The opportunity to make your business more competitive in your industry, fresh pastures for growth and sales, and an exciting new challenge are all excellent reasons for expansion into global markets. 

This naturally comes with certain challenges and considerable risks. While there are multiple factors to analyse before deciding if your business is prepared to go global, we have identified three key areas to focus on;

1. Compliance With Local Employment Laws In The Country You’re Expanding Into

Most companies understand the importance of adhering to local laws and regulations when entering a foreign market, and will not intentionally violate those rules. 

However, there may be instances where compliance can become a problem, particularly when learning each country’s separate and potentially complex laws. Before entering a new jurisdiction, the implications of non-compliance should be evaluated to prevent your company from over reaching.

Both home and host country laws can be split into three main sections for general compliance:

  • Tax and Social Security Withholding and Payment
  • Employment Law
  • Immigration and Work Permits

Due to bi-lateral treaties with the home country government, some country’s compliance standards will differ but on the whole specific host country authorities will enforce local laws in each area.

2. Ensuring Your International Employees Are Paid On Time

Global payrolls can be an expensive and time-consuming obstacle for businesses to control. A number of issues can arise when paying employees in multiple locations and many management challenges arise as a consequence. Punctuality with payments is crucial in business for one’s reputation and standards. This is especially important for salaries as employees will have set bills and direct debits allocated to certain dates after their scheduled payday. 

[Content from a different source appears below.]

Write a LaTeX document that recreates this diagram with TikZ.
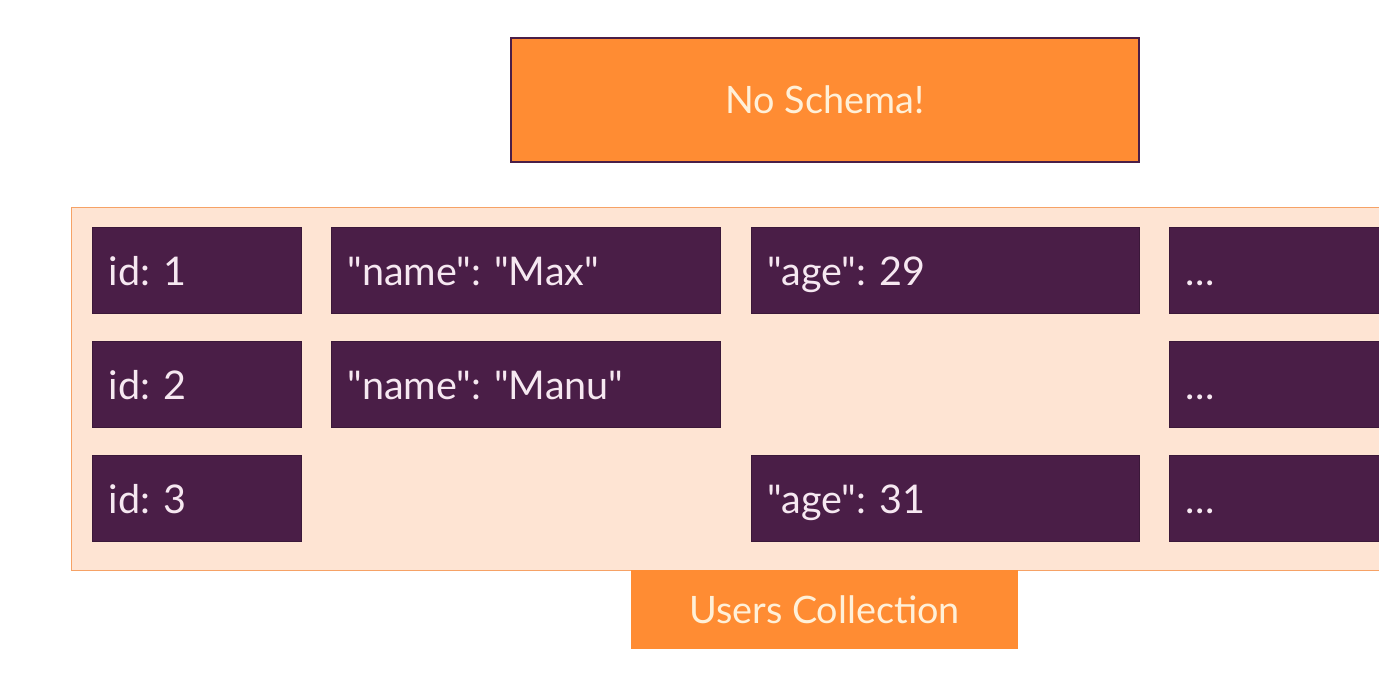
\documentclass[tikz,border=0pt]{standalone}
\usepackage{fontspec}
\newfontfamily\docfont{Lato}
\usepackage{xcolor}
\usetikzlibrary{positioning}

\definecolor{schemaorange}{HTML}{FF8C33}
\definecolor{collpeach}{HTML}{FEE4D3}
\definecolor{collline}{HTML}{F6A266}
\definecolor{cellpurple}{HTML}{4A1E47}
\definecolor{celltext}{HTML}{F6E8F1}
\definecolor{labeltext}{HTML}{FFF0D8}

\newcommand{\moredots}{{.}\kern0.5pt{.}\kern0.5pt{.}}

\begin{document}
\frenchspacing
\begin{tikzpicture}[
    x=0.02cm, y=-0.02cm,
    cell/.style={fill=cellpurple, draw=cellpurple!80!black, line width=0.6pt, text=celltext,
        minimum height=1.72cm, inner xsep=0.32cm, anchor=north west,
        text height=0.68cm, text depth=0.08cm,
        font=\docfont\fontsize{22.5}{26}\selectfont},
    label/.style={fill=schemaorange, text=labeltext, font=\docfont\fontsize{21.5}{26}\selectfont},
]
\useasboundingbox (0,0) rectangle (1379,679);
\clip (0,0) rectangle (1379,679);

% heading
\node[label, draw=cellpurple, line width=0.8pt, minimum width=12.56cm, minimum height=2.48cm]
    (schema) at (825,100) {No Schema!};

% the collection
\node[fill=collpeach, draw=collline, line width=0.8pt, anchor=north west,
    minimum width=26.4cm, minimum height=7.26cm, inner sep=0pt] (coll) at (71,207) {};

% documents
\node[cell, text width=3.54cm] (id1) at (92,227) {id: 1};
\node[cell, text width=7.14cm] (name1) at (331,227) {"name": "Max"};
\node[cell, text width=7.12cm] (age1) at (751,227) {"age": 29};
\node[cell, text width=6cm] (more1) at (1169,227) {\moredots};

\node[cell, text width=3.54cm] (id2) at (92,341) {id: 2};
\node[cell, text width=7.14cm] (name2) at (331,341) {"name": "Manu"};
\node[cell, text width=6cm] (more2) at (1169,341) {\moredots};

\node[cell, text width=3.54cm] (id3) at (92,455) {id: 3};
\node[cell, text width=7.12cm] (age3) at (751,455) {"age": 31};
\node[cell, text width=6cm] (more3) at (1169,455) {\moredots};

% caption
\node[label, minimum width=7.74cm, minimum height=1.58cm, anchor=north]
    (users) at (824.5,570) {Users Collection};
\end{tikzpicture}
\end{document}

Any mistake can have catastrophic consequences for a number of individuals.

Ensuring that you are meeting legal and compliance-related regulations in each country in which you are conducting business is vital as overseas payments for payroll can also cause complications for owners. To analyse outgoings and make accurate predictions for key business decisions, it is advisable to consolidate global payments into one location where possible but this is not straightforward for a global company unless payroll is outsourced.

3. Registering Your Business Correctly In The Country You’re Expanding Into

The names or acronyms of legal structures recognised in different jurisdictions may not be identical but when registering a foreign company, you will need to select a relevant type of business structure and form a legal entity.

This can be achieved in foreign jurisdictions, including offshore zones, and can be done remotely or in person, either as a separate service or in integration with other services such as : 

  • Low-tax haven or offshore for registration of a foreign business
  • Investments
  • Tax planning
  • Accounting
  • Set-up of a bank account
  • Office rent
  • Citizenship by investment
  • Real estate purchase

Summary

For any emerging business, entering a foreign market is a huge shift in operations that could disrupt existing corporate activities. It is crucial for leaders to understand its full impact and determine if the rewards outweigh the risks. Before proceeding. Stakeholders will carry more responsibilities to continue to execute on day-to-day activities in addition to the global initiative because taking a small business global is a complex and dynamic process.